Since computers are so fast you can (and often should) use a solution that is not optimal from a performance perspective. As in your example, sometimes the 'right' solution is even faster than the 'wrong' one.

New rules might move the bar, but they don't take away the overhead. Storing Order Items physically with Orders will be faster when they are accessed together. One access of an SSD is still faster than 2 or 10 or whatever it takes to re-assemble parts.


> It's what removes the Chinese Wall between
> "logical design" and "physical design". Those who haven't
> figured that out should ruminate further on the very
> notion of why two versions of "design" have been defined.

The 1's and 0's on the disc are different than the logical model of relations, tuples, domains etc. That is a good thing.
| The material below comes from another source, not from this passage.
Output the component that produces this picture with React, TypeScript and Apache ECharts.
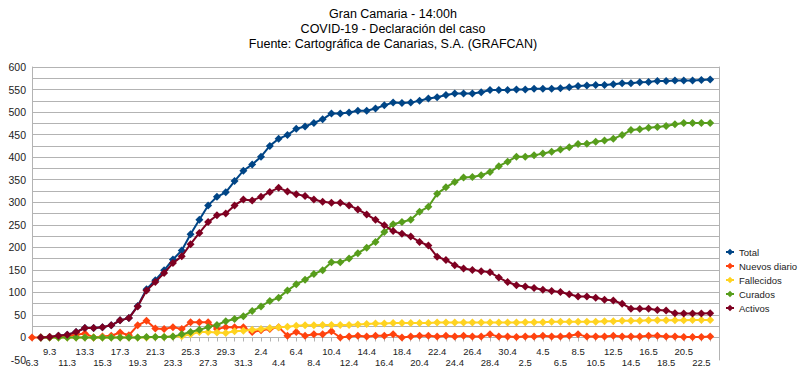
import React, { useEffect, useRef } from "react";
import * as echarts from "echarts";

const titleLines = [
  "Gran Camaria - 14:00h",
  "COVID-19 - Declaración del caso",
  "Fuente: Cartográfica de Canarias, S.A. (GRAFCAN)",
];

const dates = [
  "6.3", "8.3", "9.3", "10.3", "11.3", "12.3", "13.3", "14.3", "15.3", "16.3",
  "17.3", "18.3", "19.3", "20.3", "21.3", "22.3", "23.3", "24.3", "25.3", "26.3",
  "27.3", "28.3", "29.3", "30.3", "31.3", "1.4", "2.4", "3.4", "4.4", "5.4",
  "6.4", "7.4", "8.4", "9.4", "10.4", "11.4", "12.4", "13.4", "14.4", "15.4",
  "16.4", "17.4", "18.4", "19.4", "20.4", "21.4", "22.4", "23.4", "24.4", "25.4",
  "26.4", "27.4", "28.4", "29.4", "30.4", "1.5", "2.5", "3.5", "4.5", "5.5",
  "6.5", "7.5", "8.5", "9.5", "10.5", "11.5", "12.5", "13.5", "14.5", "15.5",
  "16.5", "17.5", "18.5", "19.5", "20.5", "21.5", "22.5", "23.5", "",
];

const seriesNames = ["Total", "Nuevos diario", "Fallecidos", "Curados", "Activos"];
const seriesColors = ["#004586", "#ff420e", "#ffd320", "#579d1c", "#7e0021"];

const total = [
  null, 0, 1, 4, 6, 12, 21, 21, 23, 27,
  38, 43, 70, 107, 127, 149, 173, 193, 229, 261,
  293, 312, 322, 347, 370, 384, 401, 425, 441, 449,
  463, 468, 476, 484, 497, 497, 499, 503, 503, 508,
  515, 521, 520, 521, 525, 530, 533, 538, 541, 541,
  541, 544, 549, 549, 549, 550, 550, 552, 552, 552,
  553, 555, 558, 559, 560, 560, 562, 564, 564, 566,
  567, 569, 569, 570, 570, 570, 571, 572,
];

const nuevos = [
  0, 0, 1, 3, 2, 6, 9, 0, 2, 4,
  11, 5, 27, 37, 20, 19, 23, 19, 34, 34,
  34, 19, 23, 23, 23, 12, 16, 19, 23, 4,
  12, 4, 7, 7, 14, 0, 2, 4, 2, 4,
  4, 7, 0, 2, 4, 4, 2, 4, 2, 4,
  2, 2, 7, 2, 2, 1, 2, 2, 4, 2,
  2, 4, 7, 2, 2, 2, 4, 2, 2, 2,
  4, 4, 2, 2, 1, 1, 1, 2,
];

const fallecidos = [
  null, 0, 0, 0, 0, 0, 0, 0, 0, 0,
  0, 0, 0, 0, 1, 1, 2, 3, 7, 12,
  12, 11, 10, 14, 15, 17, 19, 21, 23, 24,
  26, 27, 27, 28, 28, 28, 28, 29, 30, 31,
  31, 32, 32, 32, 32, 32, 33, 33, 33, 33,
  33, 33, 33, 33, 33, 33, 34, 34, 34, 35,
  35, 35, 35, 35, 35, 36, 36, 37, 37, 37,
  38, 38, 38, 38, 38, 39, 39, 39,
];

const curados = [
  null, 0, 0, 0, 0, 0, 0, 0, 0, 0,
  0, 0, 0, 1, 1, 1, 2, 7, 12, 17,
  23, 28, 36, 41, 47, 59, 69, 81, 88, 104,
  118, 128, 141, 149, 167, 167, 175, 187, 199, 212,
  234, 251, 256, 261, 279, 290, 319, 333, 345, 355,
  356, 360, 367, 380, 390, 401, 401, 404, 408, 412,
  417, 422, 429, 430, 434, 437, 441, 449, 460, 462,
  465, 467, 469, 473, 476, 476, 476, 476,
];

const activos = [
  null, 0, 1, 4, 6, 12, 21, 21, 23, 27,
  38, 43, 69, 104, 123, 143, 165, 180, 207, 232,
  256, 271, 275, 293, 306, 304, 312, 323, 332, 324,
  318, 314, 306, 301, 299, 299, 293, 284, 273, 261,
  249, 236, 230, 224, 212, 204, 179, 172, 160, 153,
  150, 147, 145, 133, 123, 116, 113, 110, 106, 103,
  101, 96, 91, 91, 88, 84, 82, 75, 64, 64,
  64, 61, 60, 54, 53, 53, 53, 54,
];

const seriesData = [total, nuevos, fallecidos, curados, activos];

const FONT = "'Liberation Sans', Arial, sans-serif";
const GRID_COLOR = "#b3b3b3";
const TEXT_COLOR = "#222";

export default function App() {
  const ref = useRef<HTMLDivElement>(null);

  useEffect(() => {
    if (!ref.current) return;
    const chart = echarts.init(ref.current, null, { renderer: "svg" });
    const option: any = {
      animation: false,
      backgroundColor: "#ffffff",
      textStyle: { fontFamily: FONT },
      graphic: [
        {
          type: "text",
          x: 393,
          y: 6,
          style: {
            text: titleLines.join("\n"),
            fill: "#000",
            fontSize: 12.5,
            fontFamily: FONT,
            lineHeight: 15,
            textAlign: "center",
          },
        },
      ],
      grid: [
        // data grid: from 600 down to the zero line
        { left: 32, right: 81, top: 67, bottom: 47.5 },
        // label grid: from 600 down to -50
        { left: 32, right: 81, top: 67, bottom: 25 },
      ],
      legend: {
        orient: "vertical",
        left: 725,
        top: 246,
        padding: 0,
        itemWidth: 8,
        itemHeight: 8,
        itemGap: 2,
        data: seriesNames,
        textStyle: { fontSize: 9.5, lineHeight: 12, color: TEXT_COLOR, fontFamily: FONT },
      },
      xAxis: [
        {
          type: "category",
          gridIndex: 0,
          data: dates,
          boundaryGap: false,
          axisLine: { show: true, onZero: false, lineStyle: { color: GRID_COLOR } },
          axisTick: { show: true, interval: 0, length: 4, lineStyle: { color: GRID_COLOR } },
          axisLabel: {
            interval: 1,
            margin: 8,
            fontSize: 9.5,
            lineHeight: 11.5,
            color: TEXT_COLOR,
            fontFamily: FONT,
            formatter: (v: string, i: number) => (i % 4 === 0 ? "\n" + v : v),
          },
          splitLine: { show: false },
        },
        { type: "value", gridIndex: 1, show: false, min: 0, max: 1 },
      ],
      yAxis: [
        {
          type: "value",
          gridIndex: 0,
          min: 0,
          max: 600,
          interval: 25,
          axisLine: { show: true, lineStyle: { color: GRID_COLOR } },
          axisTick: { show: false },
          axisLabel: { show: false },
          splitLine: { show: true, lineStyle: { color: GRID_COLOR, width: 1 } },
        },
        {
          type: "value",
          gridIndex: 1,
          min: -50,
          max: 600,
          interval: 25,
          axisLine: { show: false },
          axisTick: { show: false },
          splitLine: { show: false },
          axisLabel: {
            margin: 6,
            fontSize: 10.5,
            color: TEXT_COLOR,
            fontFamily: FONT,
            formatter: (v: number) => (v % 50 === 0 ? String(v) : ""),
          },
        },
        {
          type: "value",
          gridIndex: 1,
          position: "right",
          min: -50,
          max: 600,
          interval: 25,
          axisLine: { show: true, lineStyle: { color: GRID_COLOR } },
          axisTick: { show: false },
          axisLabel: { show: false },
          splitLine: { show: false },
        },
      ],
      series: seriesNames.map((name, k) => ({
        name,
        type: "line",
        xAxisIndex: 0,
        yAxisIndex: 0,
        data: seriesData[k],
        symbol: "diamond",
        symbolSize: 8,
        showSymbol: true,
        showAllSymbol: true,
        connectNulls: false,
        clip: false,
        color: seriesColors[k],
        lineStyle: { width: 2, color: seriesColors[k] },
        itemStyle: { color: seriesColors[k] },
        emphasis: { disabled: true },
        z: 2 + k,
      })),
    };
    chart.setOption(option);
    return () => chart.dispose();
  }, []);

  return (
    <div
      ref={ref}
      style={{ position: "fixed", left: 0, top: 0, width: 800, height: 385, background: "#fff" }}
    />
  );
}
A key point in the relational model is to present the database user with a single logical model, and choices for physical implementation.

SQL databases have failed to implement the relational model.
They have failed to allow efficient physical clustering of objects while maintaining relational logical model. This is clear in "The Relation Model for large shared Data banks" the original paper where Codd enumerates every single clustering for parts and projects, says the logical model should be independent of the physical model.

Those with large personal investments in their SQL skills claim that decades of SQL dominion show that the relational model is an essential technology. They berate whippersnappers with their fangled NoSQL tools. Ironically the decades of the SQL tyranny actually show that the relational ideas, while attractive to me, are not a prerequisite data management ascendancy.